To say that it's tiny is an understatement: according to Business Insider, it's just 1.31 square miles, and that means if you picked it up and put it inside Central Park, you'd still have about 40 percent of the park leftover. That makes it one of the most densely-packed countries in the world, and if you're thinking the real estate market must be nuts, it is. Think New York City is expensive? The going rate for Manhattan real estate is a whopping $1,773 per square foot, and that's insane. In Monaco, people can expect to pay an average of $4,560 per square foot — and that's only rising. And, let's go one step further: it's also home to the most expensive street in the world. Real estate prices on Avenue Princesse Grace average $17,750 per square foot.

It's almost shockingly rich, and even more than that, there's not a single person in the country that lives below the poverty line. And all that gambling? Here's a fun fact that's pretty telling: no resident of Monaco is allowed to gamble. That's all for the tourists.

The tiniest country in the world is one of the most powerful

So, what's the smallest country in the world? The Vatican: it's just around 100 acres, and that makes it about an eighth of the size of Central Park (via History).

It is, of course, the seat of the Roman Catholic Church — and the area's connections go back at least to the crucifixion of St. Peter, who was reportedly buried there and, in 1500, the world-famous basilica was built over his supposed grave. It wasn't always easy, though. Italy was unified in 1870, and for about six decades, there was some serious conflict between the popes who claimed the land and the Italian government who wanted it.
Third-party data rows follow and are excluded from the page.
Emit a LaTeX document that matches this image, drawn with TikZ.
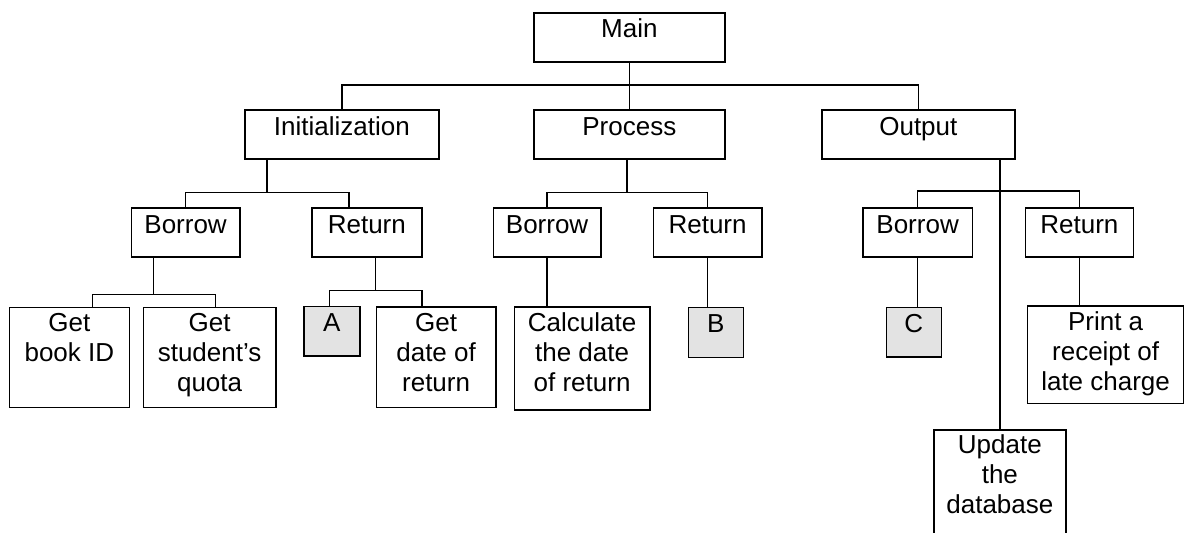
\documentclass[tikz,border=0pt]{standalone}
\usepackage{fontspec}
\setmainfont{Liberation Sans}
\begin{document}
\begin{tikzpicture}[x=1pt,y=-1pt,
  box/.style={draw=black,line width=1.7pt,rectangle,inner sep=0pt,anchor=north west},
  shade/.style={box,fill=gray!22},
  txt/.style={anchor=north,inner sep=0pt,align=center,font=\fontsize{26}{30}\selectfont},
  conn/.style={draw=black,line width=1.5pt}]
\useasboundingbox (0,0) rectangle (1184,533);
% level 0/1
\node[box,minimum width=191pt,minimum height=49pt] (main) at (533,12) {};
\node[box,minimum width=194pt,minimum height=49pt] (init) at (244,109) {};
\node[box,minimum width=191pt,minimum height=49pt] (proc) at (533,109) {};
\node[box,minimum width=193pt,minimum height=49pt] (outp) at (821,109) {};
% level 2
\node[box,minimum width=108.5pt,minimum height=49pt] (ib) at (130.5,207) {};
\node[box,minimum width=110pt,minimum height=49pt] (ir) at (311,207) {};
\node[box,minimum width=107.5pt,minimum height=49pt] (pb) at (492.5,207) {};
\node[box,minimum width=108.5pt,minimum height=49pt] (pr) at (652.5,207) {};
\node[box,minimum width=109.5pt,minimum height=49pt] (ob) at (862,207) {};
\node[box,minimum width=108pt,minimum height=49pt] (or) at (1024.5,207) {};
% level 3
\node[box,minimum width=120pt,minimum height=100pt] (gbid) at (8.5,306.5) {};
\node[box,minimum width=132.5pt,minimum height=100pt] (gsq) at (142.5,306.5) {};
\node[shade,minimum width=56pt,minimum height=49.5pt] (A) at (303,305.5) {};
\node[box,minimum width=119.5pt,minimum height=100.5pt] (gdr) at (375.5,306) {};
\node[box,minimum width=135.5pt,minimum height=103pt] (calc) at (513.5,306) {};
\node[shade,minimum width=55pt,minimum height=50pt] (B) at (687.5,306.5) {};
\node[shade,minimum width=55pt,minimum height=49.5pt] (C) at (885.5,306.5) {};
\node[box,minimum width=156.5pt,minimum height=97.5pt] (print) at (1026.5,305) {};
\node[box,minimum width=132pt,minimum height=108pt] (upd) at (933,429) {};
% texts
\node[txt] (mainT) at ([yshift=-4.5pt]main.north) {\strut Main};
\node[txt] (initT) at ([yshift=-5pt]init.north) {\strut Initialization};
\node[txt] (procT) at ([yshift=-5pt]proc.north) {\strut Process};
\node[txt] (outpT) at ([yshift=-5pt]outp.north) {\strut Output};
\node[txt] (ibT) at ([yshift=-5pt]ib.north) {\strut Borrow};
\node[txt] (irT) at ([yshift=-5pt]ir.north) {\strut Return};
\node[txt] (pbT) at ([yshift=-5pt]pb.north) {\strut Borrow};
\node[txt] (prT) at ([yshift=-5pt]pr.north) {\strut Return};
\node[txt] (obT) at ([yshift=-5pt]ob.north) {\strut Borrow};
\node[txt] (orT) at ([yshift=-5pt]or.north) {\strut Return};
\node[txt] (gbidT) at ([yshift=-4.2pt]gbid.north) {\strut Get\\book ID};
\node[txt] (gsqT) at ([yshift=-4.2pt]gsq.north) {\strut Get\\student’s\\quota};
\node[txt] (AT) at ([yshift=-5pt]A.north) {\strut A};
\node[txt] (gdrT) at ([yshift=-4.5pt]gdr.north) {\strut Get\\date of\\return};
\node[txt] (calcT) at ([yshift=-4.7pt]calc.north) {\strut Calculate\\the date\\of return};
\node[txt] (BT) at ([yshift=-4.5pt]B.north) {\strut B};
\node[txt] (CT) at ([yshift=-4.5pt]C.north) {\strut C};
\node[txt] (printT) at ([yshift=-4pt]print.north) {\strut Print a\\receipt of\\late charge};
\node[txt] (updT) at ([yshift=-3.3pt]upd.north) {\strut Update\\the\\database};
% connectors level 0 -> 1
\coordinate (bus1) at (628.5,85);
\draw[conn] (main.south) -- (proc.north);
\draw[conn] (init.north) |- (bus1) -| (outp.north);
% level 1 -> 2
\draw[conn] ([xshift=-75pt]init.south) -- ++(0,33) coordinate (j1);
\draw[conn] (ib.north) |- (j1) -| ([xshift=-18pt]ir.north);
\draw[conn] ([xshift=-2.5pt]proc.south) -- ++(0,33) coordinate (j2);
\draw[conn] (pb.north) |- (j2) -| (pr.north);
\draw[conn] (upd.north |- outp.south) -- (upd.north);
\coordinate (j3) at (upd.north |- 0,191);
\draw[conn] (ob.north) |- (j3) -| (or.north);
% level 2 -> 3
\draw[conn] ([xshift=-32pt]ib.south) -- ++(0,37) coordinate (j4);
\draw[conn] ([xshift=23.3pt]gbid.north) |- (j4) -| ([xshift=6pt]gsq.north);
\draw[conn] ([xshift=8.6pt]ir.south) -- ++(0,33) coordinate (j5);
\draw[conn] ([xshift=-2.5pt]A.north) |- (j5) -| ([xshift=-14pt]gdr.north);
\draw[conn] (pb.south) -- (pb.south |- calc.north);
\draw[conn] (pr.south) -- (pr.south |- B.north);
\draw[conn] (ob.south) -- (ob.south |- C.north);
\draw[conn] (or.south) -- (or.south |- print.north);
\end{tikzpicture}
\end{document}
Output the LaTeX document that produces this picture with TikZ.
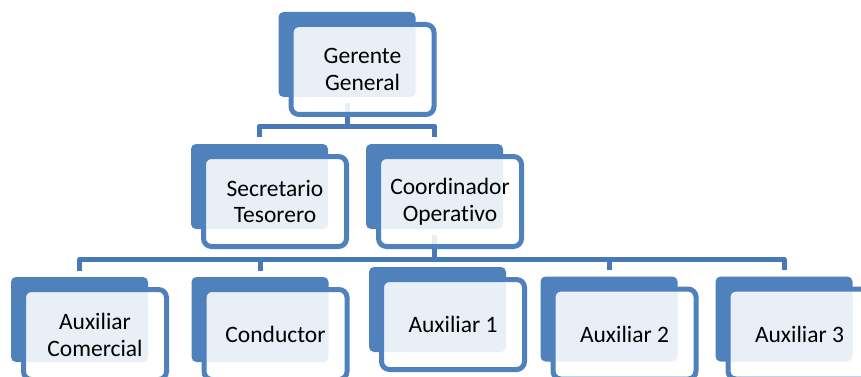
\documentclass[tikz,border=0pt]{standalone}
\usepackage{fontspec}
\setmainfont{Carlito}[Ligatures=NoCommon]
\usetikzlibrary{calc}
\definecolor{boxblue}{HTML}{4F81BD}
\definecolor{connblue}{HTML}{4878B5}
\tikzset{
  backbox/.style={rectangle, rounded corners=5pt, fill=boxblue, draw=none,
    minimum width=137pt, minimum height=85pt, inner sep=0pt},
  frontbox/.style={rectangle, rounded corners=8pt, draw=boxblue, line width=5pt,
    fill=white, fill opacity=0.88, text opacity=1,
    minimum width=143pt, minimum height=90pt, inner sep=0pt, align=center,
    font=\fontsize{23.5}{27}\selectfont},
  conn/.style={draw=connblue, line width=5pt, line join=round}
}
\begin{document}
\begin{tikzpicture}[x=1pt,y=-1pt]
\useasboundingbox (0,0) rectangle (861,377);
\fill[white] (0,0) rectangle (861,377);
\clip (0,0) rectangle (861,377);
% back shapes
\node[backbox] (ggB) at (347,54.5) {};
\node[backbox] (secB) at (259.5,186.5) {};
\node[backbox] (coordB) at (434.5,186.5) {};
\node[backbox] (auxcB) at (79.5,319.5) {};
\node[backbox] (condB) at (260,319.5) {};
\node[backbox] (aux1B) at (437.5,309.5) {};
\node[backbox] (aux2B) at (609,319) {};
\node[backbox] (aux3B) at (784,319) {};
% bus levels
\coordinate (bus2) at (0,126);
\coordinate (bus3) at (0,259.5);
% connectors
\draw[conn] ($(ggB.south)+(0,6)$) -- (ggB.south |- bus2);
\draw[conn] ($(secB.north)+(0,-7)$) |- (coordB.north |- bus2) -- ($(coordB.north)+(0,-7)$);
\draw[conn] ($(coordB.south)+(0,6)$) -- (coordB.south |- bus3);
\draw[conn] ($(auxcB.north)+(0,-6)$) |- (aux3B.north |- bus3) -- ($(aux3B.north)+(0,-6)$);
\draw[conn] ($(condB.north)+(0,-6)$) -- (condB.north |- bus3);
\draw[conn] ($(aux2B.north)+(0,-6)$) -- (aux2B.north |- bus3);
% front shapes with text
\node[frontbox] (gg) at ($(ggB)+(15.5,15)$) {Gerente\\General};
\node[frontbox] (sec) at ($(secB)+(15.5,15)$) {Secretario\\Tesorero};
\node[frontbox] (coord) at ($(coordB)+(15.5,15)$) {Coordinador\\Operativo};
\node[frontbox] (auxc) at ($(auxcB)+(15.5,15)$) {Auxiliar\\Comercial};
\node[frontbox] (cond) at ($(condB)+(15.5,15)$) {Conductor};
\node[frontbox] (aux1) at ($(aux1B)+(15.5,15)$) {Auxiliar 1};
\node[frontbox] (aux2) at ($(aux2B)+(15.5,15)$) {Auxiliar 2};
\node[frontbox] (aux3) at ($(aux3B)+(15.5,15)$) {Auxiliar 3};
\end{tikzpicture}
\end{document}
It was Pope Pius IX who declared he was "prisoner of the Vatican," and his refusal to leave the Vatican worked — they're still there, thanks, in part, to Benito Mussolini, who signed the official documents making the Vatican its own independent state. 

The exact population varies, but there's usually between 800 and 900 people living there, they say. Most are clergy, diplomats, or soldiers, and there are only a few dozen women included in that number. No one is born a citizen and citizenship is by appointment only, meaning that not only is it small, but it's one of the most exclusive nations in the world.